■ EXERCISE
Print the listing in its entirety and exactly, leaving out images.

■ DATASET SECTION
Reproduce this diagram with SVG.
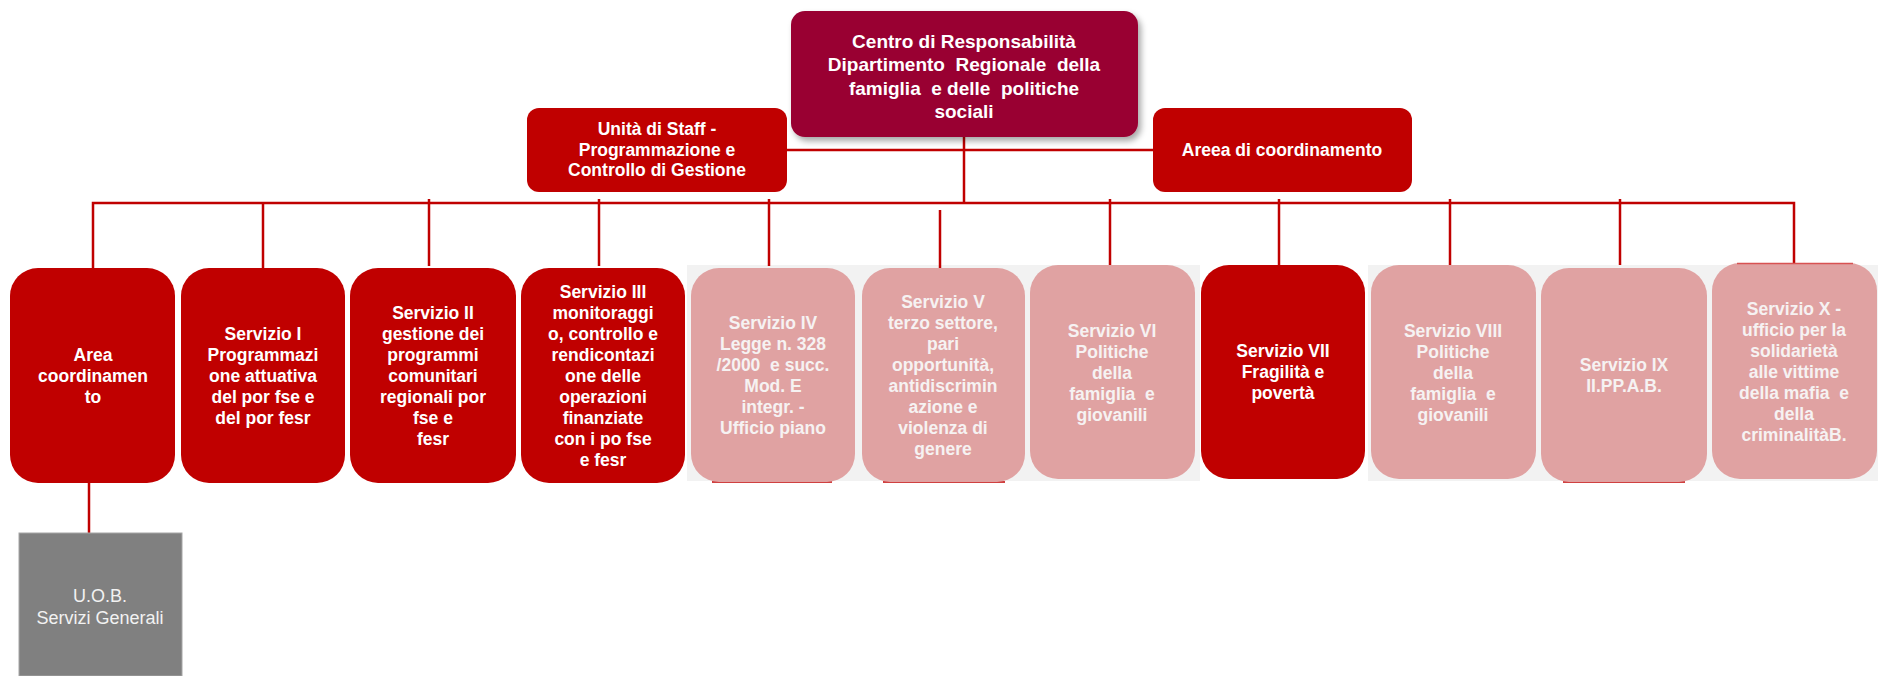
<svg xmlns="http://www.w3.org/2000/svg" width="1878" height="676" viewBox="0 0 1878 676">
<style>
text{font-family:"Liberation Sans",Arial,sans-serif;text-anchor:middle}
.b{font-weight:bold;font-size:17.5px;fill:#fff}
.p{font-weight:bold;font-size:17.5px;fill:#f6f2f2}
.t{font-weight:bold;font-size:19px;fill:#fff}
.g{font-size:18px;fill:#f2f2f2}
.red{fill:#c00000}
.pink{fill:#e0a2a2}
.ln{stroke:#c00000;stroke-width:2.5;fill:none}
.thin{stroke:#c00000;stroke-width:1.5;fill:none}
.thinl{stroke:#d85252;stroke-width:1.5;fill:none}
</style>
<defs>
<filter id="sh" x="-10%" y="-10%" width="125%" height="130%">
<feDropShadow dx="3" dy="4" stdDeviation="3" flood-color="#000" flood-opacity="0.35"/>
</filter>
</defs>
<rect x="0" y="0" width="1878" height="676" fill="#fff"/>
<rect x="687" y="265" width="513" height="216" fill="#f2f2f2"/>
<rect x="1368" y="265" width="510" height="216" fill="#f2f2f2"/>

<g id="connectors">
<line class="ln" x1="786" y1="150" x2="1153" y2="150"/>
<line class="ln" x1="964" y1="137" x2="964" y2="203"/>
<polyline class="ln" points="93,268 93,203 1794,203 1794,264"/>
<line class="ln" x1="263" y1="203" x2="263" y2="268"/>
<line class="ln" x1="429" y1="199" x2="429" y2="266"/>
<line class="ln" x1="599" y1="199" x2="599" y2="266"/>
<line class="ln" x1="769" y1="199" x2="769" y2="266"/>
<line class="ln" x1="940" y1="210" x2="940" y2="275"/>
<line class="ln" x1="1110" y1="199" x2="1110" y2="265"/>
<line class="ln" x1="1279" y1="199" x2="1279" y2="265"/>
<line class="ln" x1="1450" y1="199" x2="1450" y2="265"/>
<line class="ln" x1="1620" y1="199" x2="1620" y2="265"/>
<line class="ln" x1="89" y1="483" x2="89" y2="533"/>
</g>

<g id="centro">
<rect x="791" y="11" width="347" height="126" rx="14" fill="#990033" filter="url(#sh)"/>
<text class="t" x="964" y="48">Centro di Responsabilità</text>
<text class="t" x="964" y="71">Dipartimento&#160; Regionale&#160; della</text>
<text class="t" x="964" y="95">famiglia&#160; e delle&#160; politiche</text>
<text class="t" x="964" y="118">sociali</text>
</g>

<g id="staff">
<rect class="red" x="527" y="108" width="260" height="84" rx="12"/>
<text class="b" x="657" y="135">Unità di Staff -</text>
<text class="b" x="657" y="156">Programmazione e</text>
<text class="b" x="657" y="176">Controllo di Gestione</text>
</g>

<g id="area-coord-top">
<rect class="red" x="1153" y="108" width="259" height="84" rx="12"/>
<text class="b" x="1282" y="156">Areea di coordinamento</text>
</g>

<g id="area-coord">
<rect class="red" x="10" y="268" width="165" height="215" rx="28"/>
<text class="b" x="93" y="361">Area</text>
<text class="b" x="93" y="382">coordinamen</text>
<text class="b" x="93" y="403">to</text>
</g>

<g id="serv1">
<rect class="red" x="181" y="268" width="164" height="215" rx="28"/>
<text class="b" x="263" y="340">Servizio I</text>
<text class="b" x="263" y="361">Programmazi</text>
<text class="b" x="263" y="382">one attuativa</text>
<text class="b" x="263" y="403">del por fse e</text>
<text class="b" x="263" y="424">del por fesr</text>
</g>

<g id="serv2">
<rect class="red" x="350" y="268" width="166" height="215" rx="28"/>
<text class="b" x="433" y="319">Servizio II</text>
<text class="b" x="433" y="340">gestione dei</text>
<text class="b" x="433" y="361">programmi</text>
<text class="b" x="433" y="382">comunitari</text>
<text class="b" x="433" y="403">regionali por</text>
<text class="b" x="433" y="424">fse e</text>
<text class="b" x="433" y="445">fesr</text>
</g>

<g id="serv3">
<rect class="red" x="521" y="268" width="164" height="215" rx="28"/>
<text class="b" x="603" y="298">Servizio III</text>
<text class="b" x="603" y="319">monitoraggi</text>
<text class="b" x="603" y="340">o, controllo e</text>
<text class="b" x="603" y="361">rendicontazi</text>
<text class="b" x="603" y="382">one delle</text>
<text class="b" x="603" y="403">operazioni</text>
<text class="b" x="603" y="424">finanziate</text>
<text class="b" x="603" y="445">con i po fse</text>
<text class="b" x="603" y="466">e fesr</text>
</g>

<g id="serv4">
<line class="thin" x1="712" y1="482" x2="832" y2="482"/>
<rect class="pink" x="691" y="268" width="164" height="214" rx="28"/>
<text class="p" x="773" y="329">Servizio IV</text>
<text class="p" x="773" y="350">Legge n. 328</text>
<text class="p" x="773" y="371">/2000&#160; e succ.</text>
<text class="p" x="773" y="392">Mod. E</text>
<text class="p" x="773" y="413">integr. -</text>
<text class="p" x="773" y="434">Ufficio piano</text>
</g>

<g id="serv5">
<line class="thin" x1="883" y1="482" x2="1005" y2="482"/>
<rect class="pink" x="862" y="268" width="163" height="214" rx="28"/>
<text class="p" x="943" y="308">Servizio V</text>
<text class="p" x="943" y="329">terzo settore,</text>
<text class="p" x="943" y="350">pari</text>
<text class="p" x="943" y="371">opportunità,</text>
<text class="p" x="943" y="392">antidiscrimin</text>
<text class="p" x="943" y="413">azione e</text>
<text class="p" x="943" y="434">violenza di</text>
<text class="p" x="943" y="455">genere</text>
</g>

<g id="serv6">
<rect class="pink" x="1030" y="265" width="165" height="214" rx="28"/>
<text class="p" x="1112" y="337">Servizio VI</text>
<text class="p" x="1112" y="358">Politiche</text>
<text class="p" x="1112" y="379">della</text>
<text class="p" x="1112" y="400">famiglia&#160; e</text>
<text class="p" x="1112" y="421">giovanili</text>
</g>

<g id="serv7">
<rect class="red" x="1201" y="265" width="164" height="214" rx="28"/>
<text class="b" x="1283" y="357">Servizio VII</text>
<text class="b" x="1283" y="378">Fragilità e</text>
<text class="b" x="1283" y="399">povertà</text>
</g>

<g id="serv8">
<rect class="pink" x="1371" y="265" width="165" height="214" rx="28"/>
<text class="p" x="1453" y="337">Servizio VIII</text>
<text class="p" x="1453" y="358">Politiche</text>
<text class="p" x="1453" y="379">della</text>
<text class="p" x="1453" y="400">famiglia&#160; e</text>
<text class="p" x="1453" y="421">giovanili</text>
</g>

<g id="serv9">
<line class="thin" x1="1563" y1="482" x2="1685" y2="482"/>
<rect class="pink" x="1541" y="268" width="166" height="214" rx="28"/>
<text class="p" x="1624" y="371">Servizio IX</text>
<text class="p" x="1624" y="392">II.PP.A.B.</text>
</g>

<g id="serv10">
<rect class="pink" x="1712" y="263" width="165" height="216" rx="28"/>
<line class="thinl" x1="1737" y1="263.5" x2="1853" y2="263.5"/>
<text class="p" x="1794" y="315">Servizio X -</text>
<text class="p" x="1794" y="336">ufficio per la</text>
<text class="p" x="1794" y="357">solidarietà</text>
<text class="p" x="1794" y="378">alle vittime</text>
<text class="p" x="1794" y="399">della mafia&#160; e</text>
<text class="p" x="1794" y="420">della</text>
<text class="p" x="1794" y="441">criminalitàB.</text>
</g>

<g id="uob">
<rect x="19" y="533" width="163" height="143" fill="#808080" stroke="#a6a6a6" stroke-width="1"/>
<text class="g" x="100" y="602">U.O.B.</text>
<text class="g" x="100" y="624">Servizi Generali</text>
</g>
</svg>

■ EXPECTED ANSWER
Reproduce this diagram with SVG.
<svg xmlns="http://www.w3.org/2000/svg" width="1878" height="676" viewBox="0 0 1878 676">
<style>
text{font-family:"Liberation Sans",Arial,sans-serif;text-anchor:middle}
.b{font-weight:bold;font-size:17.5px;fill:#fff}
.p{font-weight:bold;font-size:17.5px;fill:#f6f2f2}
.t{font-weight:bold;font-size:19px;fill:#fff}
.g{font-size:18px;fill:#f2f2f2}
.red{fill:#c00000}
.pink{fill:#e0a2a2}
.ln{stroke:#c00000;stroke-width:2.5;fill:none}
.thin{stroke:#c00000;stroke-width:1.5;fill:none}
.thinl{stroke:#d85252;stroke-width:1.5;fill:none}
</style>
<defs>
<filter id="sh" x="-10%" y="-10%" width="125%" height="130%">
<feDropShadow dx="3" dy="4" stdDeviation="3" flood-color="#000" flood-opacity="0.35"/>
</filter>
</defs>
<rect x="0" y="0" width="1878" height="676" fill="#fff"/>
<rect x="687" y="265" width="513" height="216" fill="#f2f2f2"/>
<rect x="1368" y="265" width="510" height="216" fill="#f2f2f2"/>

<g id="connectors">
<line class="ln" x1="786" y1="150" x2="1153" y2="150"/>
<line class="ln" x1="964" y1="137" x2="964" y2="203"/>
<polyline class="ln" points="93,268 93,203 1794,203 1794,264"/>
<line class="ln" x1="263" y1="203" x2="263" y2="268"/>
<line class="ln" x1="429" y1="199" x2="429" y2="266"/>
<line class="ln" x1="599" y1="199" x2="599" y2="266"/>
<line class="ln" x1="769" y1="199" x2="769" y2="266"/>
<line class="ln" x1="940" y1="210" x2="940" y2="275"/>
<line class="ln" x1="1110" y1="199" x2="1110" y2="265"/>
<line class="ln" x1="1279" y1="199" x2="1279" y2="265"/>
<line class="ln" x1="1450" y1="199" x2="1450" y2="265"/>
<line class="ln" x1="1620" y1="199" x2="1620" y2="265"/>
<line class="ln" x1="89" y1="483" x2="89" y2="533"/>
</g>

<g id="centro">
<rect x="791" y="11" width="347" height="126" rx="14" fill="#990033" filter="url(#sh)"/>
<text class="t" x="964" y="48">Centro di Responsabilità</text>
<text class="t" x="964" y="71">Dipartimento&#160; Regionale&#160; della</text>
<text class="t" x="964" y="95">famiglia&#160; e delle&#160; politiche</text>
<text class="t" x="964" y="118">sociali</text>
</g>

<g id="staff">
<rect class="red" x="527" y="108" width="260" height="84" rx="12"/>
<text class="b" x="657" y="135">Unità di Staff -</text>
<text class="b" x="657" y="156">Programmazione e</text>
<text class="b" x="657" y="176">Controllo di Gestione</text>
</g>

<g id="area-coord-top">
<rect class="red" x="1153" y="108" width="259" height="84" rx="12"/>
<text class="b" x="1282" y="156">Areea di coordinamento</text>
</g>

<g id="area-coord">
<rect class="red" x="10" y="268" width="165" height="215" rx="28"/>
<text class="b" x="93" y="361">Area</text>
<text class="b" x="93" y="382">coordinamen</text>
<text class="b" x="93" y="403">to</text>
</g>

<g id="serv1">
<rect class="red" x="181" y="268" width="164" height="215" rx="28"/>
<text class="b" x="263" y="340">Servizio I</text>
<text class="b" x="263" y="361">Programmazi</text>
<text class="b" x="263" y="382">one attuativa</text>
<text class="b" x="263" y="403">del por fse e</text>
<text class="b" x="263" y="424">del por fesr</text>
</g>

<g id="serv2">
<rect class="red" x="350" y="268" width="166" height="215" rx="28"/>
<text class="b" x="433" y="319">Servizio II</text>
<text class="b" x="433" y="340">gestione dei</text>
<text class="b" x="433" y="361">programmi</text>
<text class="b" x="433" y="382">comunitari</text>
<text class="b" x="433" y="403">regionali por</text>
<text class="b" x="433" y="424">fse e</text>
<text class="b" x="433" y="445">fesr</text>
</g>

<g id="serv3">
<rect class="red" x="521" y="268" width="164" height="215" rx="28"/>
<text class="b" x="603" y="298">Servizio III</text>
<text class="b" x="603" y="319">monitoraggi</text>
<text class="b" x="603" y="340">o, controllo e</text>
<text class="b" x="603" y="361">rendicontazi</text>
<text class="b" x="603" y="382">one delle</text>
<text class="b" x="603" y="403">operazioni</text>
<text class="b" x="603" y="424">finanziate</text>
<text class="b" x="603" y="445">con i po fse</text>
<text class="b" x="603" y="466">e fesr</text>
</g>

<g id="serv4">
<line class="thin" x1="712" y1="482" x2="832" y2="482"/>
<rect class="pink" x="691" y="268" width="164" height="214" rx="28"/>
<text class="p" x="773" y="329">Servizio IV</text>
<text class="p" x="773" y="350">Legge n. 328</text>
<text class="p" x="773" y="371">/2000&#160; e succ.</text>
<text class="p" x="773" y="392">Mod. E</text>
<text class="p" x="773" y="413">integr. -</text>
<text class="p" x="773" y="434">Ufficio piano</text>
</g>

<g id="serv5">
<line class="thin" x1="883" y1="482" x2="1005" y2="482"/>
<rect class="pink" x="862" y="268" width="163" height="214" rx="28"/>
<text class="p" x="943" y="308">Servizio V</text>
<text class="p" x="943" y="329">terzo settore,</text>
<text class="p" x="943" y="350">pari</text>
<text class="p" x="943" y="371">opportunità,</text>
<text class="p" x="943" y="392">antidiscrimin</text>
<text class="p" x="943" y="413">azione e</text>
<text class="p" x="943" y="434">violenza di</text>
<text class="p" x="943" y="455">genere</text>
</g>

<g id="serv6">
<rect class="pink" x="1030" y="265" width="165" height="214" rx="28"/>
<text class="p" x="1112" y="337">Servizio VI</text>
<text class="p" x="1112" y="358">Politiche</text>
<text class="p" x="1112" y="379">della</text>
<text class="p" x="1112" y="400">famiglia&#160; e</text>
<text class="p" x="1112" y="421">giovanili</text>
</g>

<g id="serv7">
<rect class="red" x="1201" y="265" width="164" height="214" rx="28"/>
<text class="b" x="1283" y="357">Servizio VII</text>
<text class="b" x="1283" y="378">Fragilità e</text>
<text class="b" x="1283" y="399">povertà</text>
</g>

<g id="serv8">
<rect class="pink" x="1371" y="265" width="165" height="214" rx="28"/>
<text class="p" x="1453" y="337">Servizio VIII</text>
<text class="p" x="1453" y="358">Politiche</text>
<text class="p" x="1453" y="379">della</text>
<text class="p" x="1453" y="400">famiglia&#160; e</text>
<text class="p" x="1453" y="421">giovanili</text>
</g>

<g id="serv9">
<line class="thin" x1="1563" y1="482" x2="1685" y2="482"/>
<rect class="pink" x="1541" y="268" width="166" height="214" rx="28"/>
<text class="p" x="1624" y="371">Servizio IX</text>
<text class="p" x="1624" y="392">II.PP.A.B.</text>
</g>

<g id="serv10">
<rect class="pink" x="1712" y="263" width="165" height="216" rx="28"/>
<line class="thinl" x1="1737" y1="263.5" x2="1853" y2="263.5"/>
<text class="p" x="1794" y="315">Servizio X -</text>
<text class="p" x="1794" y="336">ufficio per la</text>
<text class="p" x="1794" y="357">solidarietà</text>
<text class="p" x="1794" y="378">alle vittime</text>
<text class="p" x="1794" y="399">della mafia&#160; e</text>
<text class="p" x="1794" y="420">della</text>
<text class="p" x="1794" y="441">criminalitàB.</text>
</g>

<g id="uob">
<rect x="19" y="533" width="163" height="143" fill="#808080" stroke="#a6a6a6" stroke-width="1"/>
<text class="g" x="100" y="602">U.O.B.</text>
<text class="g" x="100" y="624">Servizi Generali</text>
</g>
</svg>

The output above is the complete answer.